**Written exercise**:
Find the word "this" in the data. Return every line where it appears.

Stored dataset items
---+---

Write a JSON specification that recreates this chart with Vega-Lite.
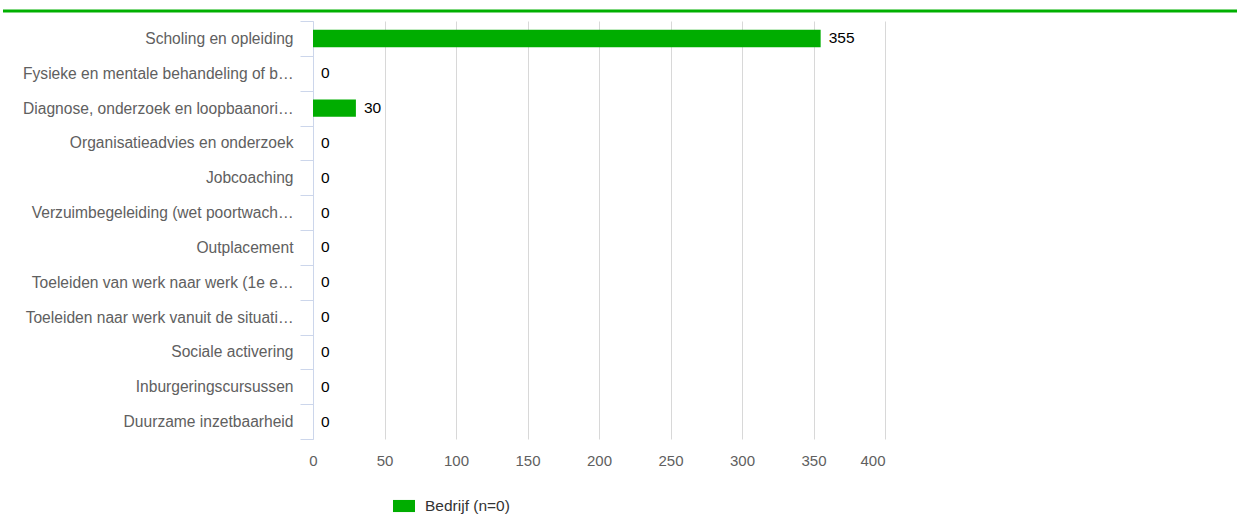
{
  "$schema": "https://vega.github.io/schema/vega-lite/v6.json",
  "width": 572,
  "height": 418,
  "autosize": {"type": "none"},
  "padding": {"left": 313, "top": 21, "right": 352, "bottom": 89},
  "background": "white",
  "config": {
    "font": "Liberation Sans",
    "view": {"stroke": null}
  },
  "data": {
    "values": [
      {"category": "Scholing en opleiding", "value": 355, "series": "Bedrijf (n=0)"},
      {"category": "Fysieke en mentale behandeling of b…", "value": 0, "series": "Bedrijf (n=0)"},
      {"category": "Diagnose, onderzoek en loopbaanori…", "value": 30, "series": "Bedrijf (n=0)"},
      {"category": "Organisatieadvies en onderzoek", "value": 0, "series": "Bedrijf (n=0)"},
      {"category": "Jobcoaching", "value": 0, "series": "Bedrijf (n=0)"},
      {"category": "Verzuimbegeleiding (wet poortwach…", "value": 0, "series": "Bedrijf (n=0)"},
      {"category": "Outplacement", "value": 0, "series": "Bedrijf (n=0)"},
      {"category": "Toeleiden van werk naar werk (1e e…", "value": 0, "series": "Bedrijf (n=0)"},
      {"category": "Toeleiden naar werk vanuit de situati…", "value": 0, "series": "Bedrijf (n=0)"},
      {"category": "Sociale activering", "value": 0, "series": "Bedrijf (n=0)"},
      {"category": "Inburgeringscursussen", "value": 0, "series": "Bedrijf (n=0)"},
      {"category": "Duurzame inzetbaarheid", "value": 0, "series": "Bedrijf (n=0)"}
    ]
  },
  "encoding": {
    "y": {
      "field": "category",
      "type": "nominal",
      "sort": null,
      "scale": {"paddingInner": 0, "paddingOuter": 0},
      "axis": {
        "title": null,
        "domainColor": "#ccd6eb",
        "tickColor": "#ccd6eb",
        "tickSize": 13,
        "tickBand": "extent",
        "labelPadding": 7,
        "labelFontSize": 15.6,
        "labelColor": "#606060",
        "labelLimit": 0
      }
    },
    "x": {
      "field": "value",
      "type": "quantitative",
      "scale": {"domain": [0, 400], "nice": false},
      "axis": {
        "title": null,
        "values": [0, 50, 100, 150, 200, 250, 300, 350, 400],
        "domain": false,
        "ticks": false,
        "labelPadding": 14,
        "labelFontSize": 15,
        "labelColor": "#606060",
        "gridColor": "#d8d8d8",
        "labelFlush": false,
        "labelAlign": {"condition": {"test": "datum.value === 400", "value": "right"}, "value": "center"}
      }
    }
  },
  "layer": [
    {
      "mark": {"type": "bar", "height": {"band": 0.5}},
      "encoding": {
        "fill": {
          "field": "series",
          "type": "nominal",
          "scale": {"range": ["#00ad00"]},
          "legend": {
            "title": null,
            "orient": "none",
            "legendX": 80,
            "legendY": 474,
            "padding": 0,
            "symbolType": "M-1,-0.55H1V0.55H-1Z",
            "symbolSize": 484,
            "symbolStrokeWidth": 0,
            "labelFontSize": 15.5,
            "labelColor": "#333333",
            "labelOffset": 10
          }
        }
      }
    },
    {
      "mark": {"type": "text", "align": "left", "baseline": "middle", "dx": 8, "fontSize": 15.5, "color": "#000000"},
      "encoding": {
        "text": {"field": "value", "type": "quantitative"}
      }
    },
    {
      "data": {"values": [{}]},
      "mark": {"type": "rule", "color": "#00b000", "strokeWidth": 3},
      "encoding": {
        "x": {"value": -310},
        "x2": {"value": 924},
        "y": {"value": -10}
      }
    }
  ]
}
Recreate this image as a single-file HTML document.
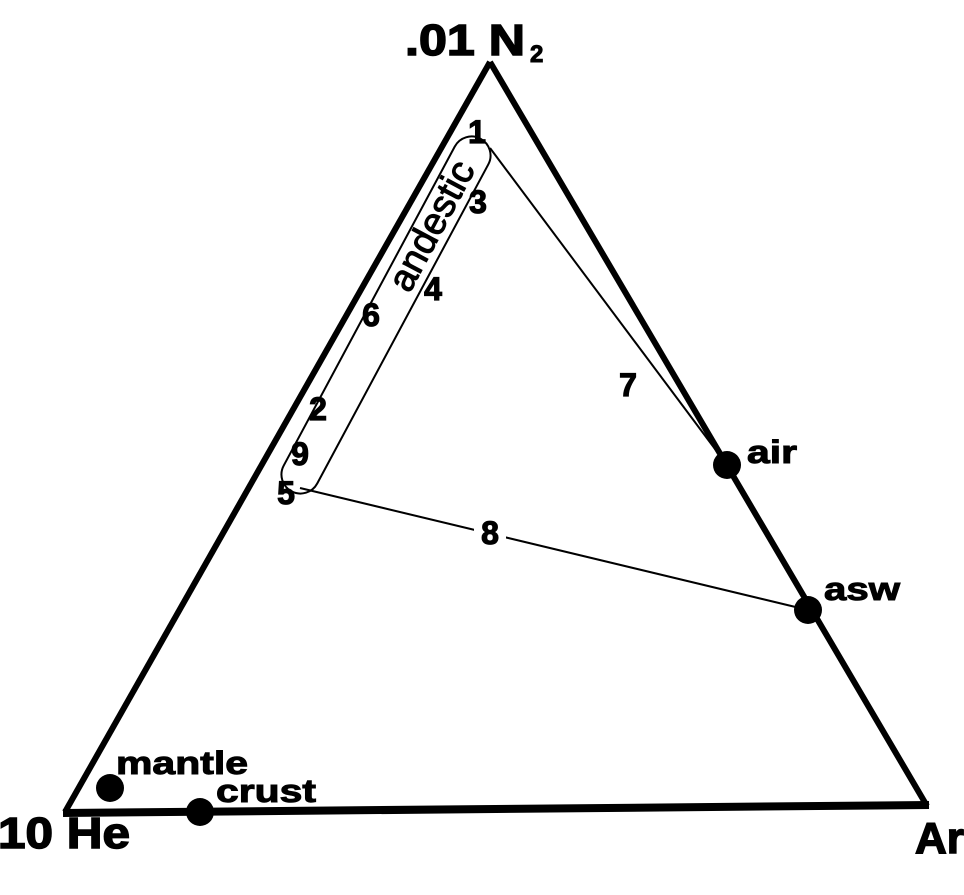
<!DOCTYPE html>
<html><head><style>body{margin:0;background:#fff}svg{display:block}</style></head>
<body>
<svg width="964" height="895" viewBox="0 0 964 895" xmlns="http://www.w3.org/2000/svg" font-family="Liberation Sans, sans-serif">
<rect width="964" height="895" fill="#fff"/>
<line x1="490" y1="62" x2="65" y2="812" stroke="#000" stroke-width="6"/>
<line x1="490" y1="62" x2="927" y2="806" stroke="#000" stroke-width="6"/>
<line x1="63" y1="813" x2="929" y2="805" stroke="#000" stroke-width="8"/>
<rect x="186" y="-19" width="400" height="38" rx="19" fill="none" stroke="#000" stroke-width="2" transform="translate(386,315) rotate(-61.8) translate(-386,0)"/>
<line x1="490" y1="148" x2="727" y2="465" stroke="#000" stroke-width="2"/>
<line x1="300" y1="488" x2="808" y2="610" stroke="#000" stroke-width="2"/>
<circle cx="727" cy="465" r="14" fill="#000"/>
<circle cx="808" cy="610" r="14" fill="#000"/>
<circle cx="110" cy="788" r="14" fill="#000"/>
<circle cx="200" cy="812" r="14" fill="#000"/>
<g font-weight="bold" font-size="32" text-anchor="middle" stroke="#000" stroke-width="1.2">
<text x="477" y="143">1</text>
<text x="478" y="213">3</text>
<text x="433" y="300">4</text>
<text x="371" y="326">6</text>
<text x="318" y="420">2</text>
<text x="300" y="465">9</text>
<text x="286" y="504">5</text>
<text x="628" y="396">7</text>
<rect x="474" y="514" width="32" height="34" fill="#fff" stroke="none"/>
<text x="490" y="544">8</text>
</g>
<text x="0" y="12" font-size="38" text-anchor="middle" stroke="#000" stroke-width="1" transform="translate(432,226) rotate(-62)">andestic</text>
<g font-weight="bold" font-size="32" stroke="#000" stroke-width="1">
<text x="747" y="463" textLength="50" lengthAdjust="spacingAndGlyphs">air</text>
<text x="824" y="600" textLength="76" lengthAdjust="spacingAndGlyphs">asw</text>
<text x="116" y="774" textLength="132" lengthAdjust="spacingAndGlyphs">mantle</text>
<text x="216" y="802" textLength="100" lengthAdjust="spacingAndGlyphs">crust</text>
</g>
<g font-weight="bold" font-size="44" stroke="#000" stroke-width="1.5">
<text x="405" y="55" textLength="120" lengthAdjust="spacingAndGlyphs">.01 N</text>
<text x="530" y="62" font-size="24" stroke-width="1">2</text>
<text x="-2" y="848" textLength="132" lengthAdjust="spacingAndGlyphs">10 He</text>
<text x="915" y="853">Ar</text>
</g>
</svg>
</body></html>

---+---

**Response**:
Write a JSON specification that recreates this chart with Vega-Lite.
Recreate this image as a single-file HTML document.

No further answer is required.